My uncle Nathan, my mother’s brother, would have been 70 this month. He was only 40 when he died in 1988. Sad and shocked, I wrote this poem for my Mom at the time and it was part of his memorial service. Just today, I found it while browsing through old files from my Dad’s computer; it is sweet that he kept the poem all these years.
For You, Mom, On Your Brother’s Death
Love, the wind, God, memories:
all intangible,
all to be touched with
thoughts and feelings,
not with fingers.
All so precious:
lives, souls, people.
Does one quit existing
when the breath is gone
or
simply become an intangible,
touchable with thoughts,
with feelings,
like the wind?
Can we not summon Nathan
by thinking of him?
Is he not crystallized
into being in those
vignettes of him that
we remember?
Isn’t he still the same young
man who made
risqué remarks about the
pantaloons on my
doll Elizabeth,
because I remember
him that way?
Won’t I make a present
of a never-known great-uncle
Nathan
to my children by
conjuring his image,
remembering him that way?
With the wisdom of hindsight, I wish I had spent more time talking with my Mom while she was still alive about how she dealt with her brother’s death. I didn’t know then that I would also lose a younger brother while in my 40s.

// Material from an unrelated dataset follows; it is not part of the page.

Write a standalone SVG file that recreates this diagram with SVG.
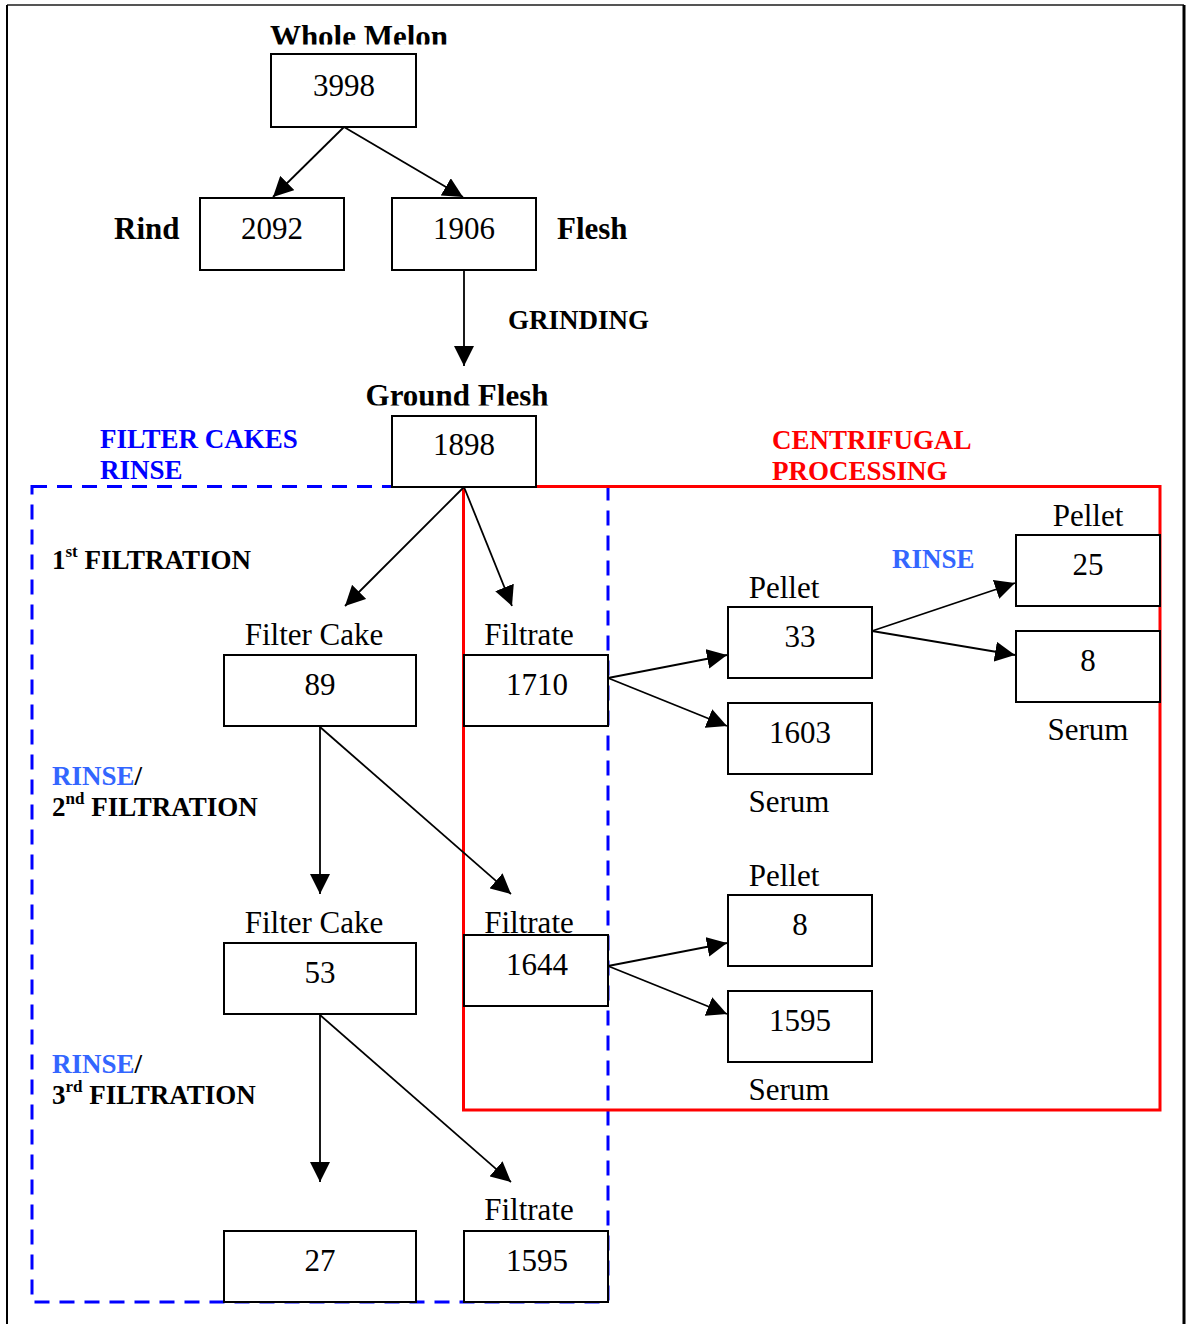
<svg xmlns="http://www.w3.org/2000/svg" width="1186" height="1324" viewBox="0 0 1186 1324">
<style>
text{font-family:"Liberation Serif","Times New Roman",serif;fill:#000}
.n{font-size:31px;text-anchor:middle}
.b{font-size:31px;font-weight:bold}
.s{font-size:27px;font-weight:bold}
.sup{font-size:17px}
.blue{fill:#0000ff}
.lb{fill:#3366ff}
.red{fill:#ff0000}
.box{fill:#fff;stroke:#000;stroke-width:2}
.conn line{stroke:#000;stroke-width:1.8;marker-end:url(#ah)}
</style>
<defs>
<marker id="ah" viewBox="0 0 20 20" refX="20" refY="10" markerWidth="20" markerHeight="20" markerUnits="userSpaceOnUse" orient="auto">
<path d="M0,0 L20,10 L0,20 z" fill="#000"/>
</marker>
<clipPath id="c1"><rect x="200" y="0" width="300" height="44.5"/></clipPath>
<clipPath id="c2"><rect x="300" y="370" width="300" height="35.5"/></clipPath>
</defs>
<rect x="0" y="0" width="1186" height="1324" fill="#fff"/>
<g id="frame">
<line x1="7" y1="5" x2="1184" y2="5" stroke="#555" stroke-width="2"/>
<line x1="7" y1="5" x2="7" y2="1324" stroke="#000" stroke-width="2"/>
<line x1="1184" y1="5" x2="1184" y2="1324" stroke="#000" stroke-width="3"/>
</g>
<g id="filter-region">
<rect x="32" y="486.5" width="576" height="815.5" fill="none" stroke="#0000ff" stroke-width="3" stroke-dasharray="15 10"/>
<text class="s blue" x="100" y="448">FILTER CAKES</text>
<text class="s blue" x="100" y="479">RINSE</text>
<text class="s" x="52" y="569">1<tspan class="sup" dy="-12">st</tspan><tspan dy="12"> FILTRATION</tspan></text>
<text class="s" x="52" y="785"><tspan class="lb">RINSE</tspan>/</text>
<text class="s" x="52" y="816">2<tspan class="sup" dy="-12">nd</tspan><tspan dy="12"> FILTRATION</tspan></text>
<text class="s" x="52" y="1073"><tspan class="lb">RINSE</tspan>/</text>
<text class="s" x="52" y="1104">3<tspan class="sup" dy="-12">rd</tspan><tspan dy="12"> FILTRATION</tspan></text>
</g>
<g id="centrifugal-region">
<rect x="463.5" y="486.5" width="696.5" height="623.5" fill="none" stroke="#ff0000" stroke-width="3"/>
<text class="s red" x="772" y="449">CENTRIFUGAL</text>
<text class="s red" x="772" y="480">PROCESSING</text>
<text class="s lb" x="892" y="568">RINSE</text>
</g>
<g id="whole-melon">
<text class="b" x="359" y="47" text-anchor="middle" clip-path="url(#c1)">Whole Melon</text>
<rect class="box" x="271" y="54" width="145" height="73"/>
<text class="n" x="344" y="96">3998</text>
</g>
<g id="rind">
<text class="b" x="114" y="239">Rind</text>
<rect class="box" x="200" y="198" width="144" height="72"/>
<text class="n" x="272" y="239">2092</text>
</g>
<g id="flesh">
<rect class="box" x="392" y="198" width="144" height="72"/>
<text class="n" x="464" y="239">1906</text>
<text class="b" x="557" y="239">Flesh</text>
</g>
<text class="s" x="508" y="329">GRINDING</text>
<g id="ground-flesh">
<text class="b" x="457" y="406" text-anchor="middle" clip-path="url(#c2)">Ground Flesh</text>
<rect class="box" x="392" y="416" width="144" height="71"/>
<text class="n" x="464" y="455">1898</text>
</g>
<g id="filter-cake-1">
<text class="n" x="314" y="645">Filter Cake</text>
<rect class="box" x="224" y="655" width="192" height="71"/>
<text class="n" x="320" y="695">89</text>
</g>
<g id="filtrate-1">
<text class="n" x="529" y="645">Filtrate</text>
<rect class="box" x="464" y="655" width="144" height="71"/>
<text class="n" x="537" y="695">1710</text>
</g>
<g id="pellet-1">
<text class="n" x="784" y="598">Pellet</text>
<rect class="box" x="728" y="607" width="144" height="71"/>
<text class="n" x="800" y="647">33</text>
</g>
<g id="serum-1">
<rect class="box" x="728" y="703" width="144" height="71"/>
<text class="n" x="800" y="743">1603</text>
<text class="n" x="789" y="812">Serum</text>
</g>
<g id="pellet-rinse">
<text class="n" x="1088" y="526">Pellet</text>
<rect class="box" x="1016" y="535" width="144" height="71"/>
<text class="n" x="1088" y="575">25</text>
</g>
<g id="serum-rinse">
<rect class="box" x="1016" y="631" width="144" height="71"/>
<text class="n" x="1088" y="671">8</text>
<text class="n" x="1088" y="740">Serum</text>
</g>
<g id="filter-cake-2">
<text class="n" x="314" y="933">Filter Cake</text>
<rect class="box" x="224" y="943" width="192" height="71"/>
<text class="n" x="320" y="983">53</text>
</g>
<g id="filtrate-2">
<rect class="box" x="464" y="935" width="144" height="71"/>
<text class="n" x="529" y="933">Filtrate</text>
<text class="n" x="537" y="975">1644</text>
</g>
<g id="pellet-2">
<text class="n" x="784" y="886">Pellet</text>
<rect class="box" x="728" y="895" width="144" height="71"/>
<text class="n" x="800" y="935">8</text>
</g>
<g id="serum-2">
<rect class="box" x="728" y="991" width="144" height="71"/>
<text class="n" x="800" y="1031">1595</text>
<text class="n" x="789" y="1100">Serum</text>
</g>
<g id="filter-cake-3">
<rect class="box" x="224" y="1231" width="192" height="71"/>
<text class="n" x="320" y="1271">27</text>
</g>
<g id="filtrate-3">
<text class="n" x="529" y="1220">Filtrate</text>
<rect class="box" x="464" y="1231" width="144" height="71"/>
<text class="n" x="537" y="1271">1595</text>
</g>
<g id="connectors" class="conn">
<line x1="344" y1="127" x2="273" y2="197"/>
<line x1="344" y1="127" x2="463" y2="197"/>
<line x1="464" y1="270" x2="464" y2="366"/>
<line x1="464" y1="487" x2="345" y2="606"/>
<line x1="464" y1="487" x2="512" y2="606"/>
<line x1="608" y1="678" x2="727" y2="655"/>
<line x1="608" y1="678" x2="727" y2="726"/>
<line x1="872" y1="631" x2="1015" y2="583"/>
<line x1="872" y1="631" x2="1015" y2="655"/>
<line x1="320" y1="727" x2="320" y2="894"/>
<line x1="320" y1="727" x2="511" y2="894"/>
<line x1="608" y1="966" x2="727" y2="943"/>
<line x1="608" y1="966" x2="727" y2="1014"/>
<line x1="320" y1="1015" x2="320" y2="1182"/>
<line x1="320" y1="1015" x2="511" y2="1182"/>
</g>
</svg>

Reading this (clumsy) early poem of mine again in the wake of my Dad’s death just six weeks ago, I still feel the same way about touching the intangibles, conjuring the images of the loved ones through stories and memories. My Dad is sitting on my shoulder right now, next to my Mom.



Copyright 2017, Glover Gardens Cookbook
August 1, 2024
Shared today with the fab peeps from the dVerse Poets Pub on an open links night. You can find a treasure trove of poems that were shared in response to the prompt here.
There was an optional reference in the prompt to summer fruits like plums and peaches and pears, oh my! So perhaps a little haiku, still to remember Nathan, and Mom, and youth, and endless summers where the possibilities were limited only by their imaginations:
they picked life’s fruits with
the giddy confidence that
youth was forever

Mom on the right, and Nathan second from left, around 1950. The possibilities were still endless.
Copyright 2024, Glover Gardens

Really sad to see this… Not sure why….even though I have never known him… I think its the pictures… it captures the moments with emotions running wild
Thank you so much. It is only recently that I realized my Mom and I had losing a younger brother much too soon in common, and sharing this poem from yesteryear helped me to process those feelings. I really appreciate your comments and am glad it touched you. Perhaps there has been a Nathan or a Steve in your life in some way.
Kim, I am so blown away by all of your writings….you are such an inspiration to me. I love you! I really missed out when you left. I really missed you!
Oh, Caren, you have no idea how being connected to you has brought back that part of my childhood. I missed you, too, and love being back in touch.
Such a poignant poem and the pictures add to it. Not clumsy at all, but very touching.
Thank you, Judy. I was pleased to remember that I was processing grief with poetry all those years ago, in my 20s. It is such a pleasure to be diving deeper into poetry at this stage, and to have found a community like dVerse.
A poignant poem indeed, Kim, and I am so sorry for your loss.
Thank you, Kim, as always.
You’re most welcome!
I am so sorry for your loss.. this is a beautiful poem.
Kim, what you have shared are so much more than the words of the poems. Lovely, sorrowful, and joyous at the thought that you can call loved ones back at will <3
I can’t express how much this resonates. My mom lost her son, my brother when he was 36. A matter of weeks ago, we lost my sister. Your poem is stunning and truly encapsulates the feeling of preserving their presence beyond the loss. Thank you for sharing.
I can’t express enough how much your comments mean to me, and how sad I am for you that you have just lost your sister, and for your Mom to lose her brother so early in life. Their presence will always be with you. It takes a long, long time to process, and for me, talking about the loved ones and writing poetry has been really helpful.
I see “my people” everywhere, in everything. Dad floated in through the Notre Dame window some years ago: https://glovergardens.com/haiku-open-window/ and I literally felt him in the concert hall in Austin at UT a couple of years after that.
Such poignant, powerful reflections. I’m so very sorry for your losses and your family’s losses. I don’t have to say “may their memories be a blessing,” because I can see they already are.
I can’t tear my eyes from Nathan in the college-era photo. He is literally glowing.
My mom was in her 90s when her brother died, but she was devastated. He was her only sibling, and he was several years younger. All of her old friends had already died, too.
Thank you for the story about your Mom. She must have felt so alone with her memories after he was gone. We are never too old to grieve – but also, as you say, to find blessings in their memories.
You’re very welcome, Kim. 💙
Kim, this is beautiful and poignant! It is devastating to lose someone in their prime. Those are lovely photos.